It can be scary and overwhelming to think about the future, but it’s necessary when it comes to your personal finances. You might be starting your career or going in a new direction and not know where to begin. Set your future up for success by knowing how to secure your financial future.
Create a Budget
The first part of any financial plan is creating a budget. This means being realistic about the money you are making, considering all your monthly expenses, and figuring how much you should save. Holding yourself accountable to your budget is a great way to put yourself in a good financial situation. You can also adopt a method like the 50/20/30 rule to help. This method allocates 50% of your after-tax income to your needs, 30% to your wants and the remaining 20 to your savings. For millennials and for people living in areas with a high cost of living, this may be challenging. My recommendation is to keep the 20% savings; personally, a portion of my after-tax income goes to charitable donations and the remaining is for living expenses.

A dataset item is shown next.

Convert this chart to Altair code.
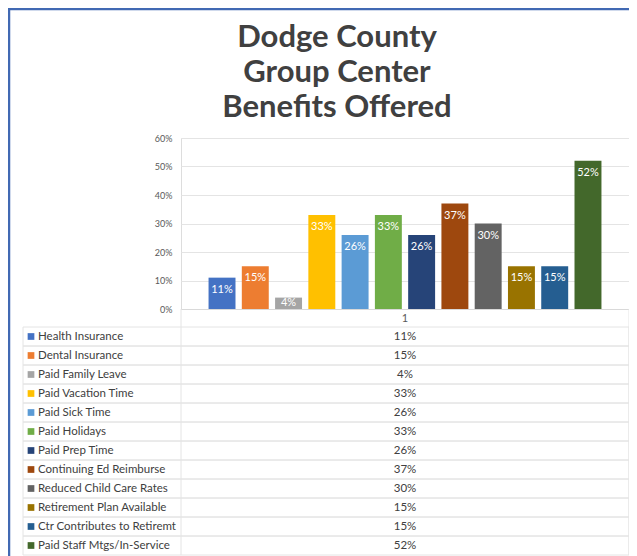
import altair as alt
import pandas as pd

TITLE_LINES = ["Dodge County", "Group Center", "Benefits Offered"]
CATEGORY = ["1"]
NAMES = [
    "Health Insurance", "Dental Insurance", "Paid Family Leave", "Paid Vacation Time",
    "Paid Sick Time", "Paid Holidays", "Paid Prep Time", "Continuing Ed Reimburse",
    "Reduced Child Care Rates", "Retirement Plan Available", "Ctr Contributes to Retiremt",
    "Paid Staff Mtgs/In-Service",
]
VALUES = [0.11, 0.15, 0.04, 0.33, 0.26, 0.33, 0.26, 0.37, 0.30, 0.15, 0.15, 0.52]
COLORS = [
    "#4472C4", "#ED7D31", "#A5A5A5", "#FFC000", "#5B9BD5", "#70AD47",
    "#264478", "#9E480E", "#636363", "#997300", "#255E91", "#43682B",
]
Y_TICKS = [0.0, 0.1, 0.2, 0.3, 0.4, 0.5, 0.6]

df = pd.DataFrame({"cat": CATEGORY * len(NAMES), "name": NAMES, "value": VALUES})
one = pd.DataFrame({"k": [0]})

FONT = "Lato"
GRID = "#e4e4e4"
TXT = "#404040"
TABLE_TOP = 189
TABLE_BOTTOM = 417

color = alt.Color("name:N", scale=alt.Scale(domain=NAMES, range=COLORS), legend=None)

x_enc = alt.X("cat:N", scale=alt.Scale(paddingInner=0, paddingOuter=0),
              axis=alt.Axis(title=None, labelAngle=0, labelFont=FONT, labelFontSize=11,
                            labelColor="#595959", labelPadding=3, ticks=False,
                            domainColor="#d9d9d9", grid=False))
xo_enc = alt.XOffset("name:N", sort=NAMES,
                     scale=alt.Scale(domain=NAMES, paddingInner=0.19, paddingOuter=0.828))
y_axis = alt.Axis(title=None, values=Y_TICKS, format=".0%", labelFont=FONT,
                  labelFontSize=9, labelColor="#595959", labelPadding=9,
                  domain=False, ticks=False, gridColor=GRID, labelOverlap=False)
y_scale = alt.Scale(domain=[0, 0.6], nice=False)

bars = alt.Chart(df).mark_bar().encode(
    x=x_enc, xOffset=xo_enc,
    y=alt.Y("value:Q", scale=y_scale, axis=y_axis), color=color)
labels = alt.Chart(df).transform_calculate(
    lab="max(datum.value, 0.0636)"
).mark_text(color="white", font=FONT, fontSize=11, dy=12, baseline="middle").encode(
    x=x_enc, xOffset=xo_enc,
    y=alt.Y("lab:Q", scale=y_scale, axis=y_axis),
    text=alt.Text("value:Q", format=".0%"))
top = alt.layer(bars, labels)

ty = alt.Y("name:N", sort=NAMES,
           scale=alt.Scale(domain=NAMES, range=[TABLE_TOP, TABLE_BOTTOM], paddingInner=0,
                           paddingOuter=0),
           axis=None)
rows = alt.Chart(df).mark_rect(fillOpacity=0, stroke=GRID, strokeWidth=1).encode(
    y=ty, x=alt.value(-158), x2=alt.value(448))
vline1 = alt.Chart(one).mark_rule(color=GRID).encode(
    x=alt.value(0), y=alt.value(171), y2=alt.value(TABLE_BOTTOM))
vline2 = alt.Chart(one).mark_rule(color=GRID).encode(
    x=alt.value(448), y=alt.value(171), y2=alt.value(TABLE_BOTTOM))
swatches = alt.Chart(df).mark_square(size=45, opacity=1).encode(
    y=ty, x=alt.value(-150), color=color)
names_t = alt.Chart(df).mark_text(align="left", baseline="middle", font=FONT,
                                  fontSize=11.5, color=TXT).encode(
    y=ty, x=alt.value(-143), text="name:N")
vals_t = alt.Chart(df).mark_text(align="center", baseline="middle", font=FONT,
                                 fontSize=11.5, color=TXT).encode(
    y=ty, x=alt.value(224), text=alt.Text("value:Q", format=".0%"))
table = alt.layer(rows, vline1, vline2, swatches, names_t, vals_t)

frame_top = alt.Chart(one).mark_rule(color="#4169b3", strokeWidth=2.5).encode(
    x=alt.value(-173), x2=alt.value(448), y=alt.value(-129))
frame_left = alt.Chart(one).mark_rule(color="#4169b3", strokeWidth=2.5).encode(
    x=alt.value(-172), y=alt.value(-129), y2=alt.value(TABLE_BOTTOM + 2))
frame = alt.layer(frame_top, frame_left)

chart = alt.layer(frame, top, table).resolve_scale(y="independent").properties(
    width=448, height=171,
    autosize=alt.AutoSizeParams(type="none"),
    padding={"left": 173, "top": 130, "right": 0, "bottom": 247},
    title=alt.TitleParams(text=TITLE_LINES, anchor="middle", frame="group", dx=-68,
                          offset=-116, fontSize=31, font=FONT, fontWeight="bold",
                          color=TXT, lineHeight=35),
).configure_view(stroke=None).configure(background="white")

chart.save("out.html", embed_options={"renderer": "svg", "actions": False})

Differentiate Wants vs. Needs
As you start to earn more money throughout your career, you need to differentiate between wants and needs. Spending money on unnecessary items can put you in financial trouble, so figuring out what’s worth an investment is key. Consider the use of an investment long-term and if the money you are putting down is something that won’t set you back. For example, will buying a new $150 jacket today help you in any way financially in the future or set you back? Maybe, you are in a position where $!50 won’t hurt you. However, if the opposite is true, think before you make this type of purchase.
Get Rid of Debt
A college education is an important achievement to have in today’s world, but it can also start us off with thousands of dollars in debt. Today, it is one of the most crippling debts that people encounter. Your goal should be to find ways to diminish it as soon as possible.
There is also credit card debt. Today, in the US, the average credit card debt per household is well over $6000. I am very glad, years ago, I made the decision to not fall into that category. The best thing you can do for your financial future when it comes to debt is figuring out how to pay it off over the next few years without drowning in interest rates.
Plan for Retirement
Retirement might seem like a long way away, but it’s never too early to start planning. If you are with a company that has benefits, then you might have the option to match a percentage amount offered with a 401k plan. If you are self-employed, then you should consider opening an individual 401k.
Have an Emergency Fund
The final tip on how to secure your financial future is to set up an emergency fund. Today’s circumstances prove that you never know what life might throw your way. Setting up an emergency fund will keep you afloat when times get tough.
When it comes to finances, thinking about it early on is the first step toward security. If you want more guidance, you can always speak with a financial advisor to find out the best direction for you.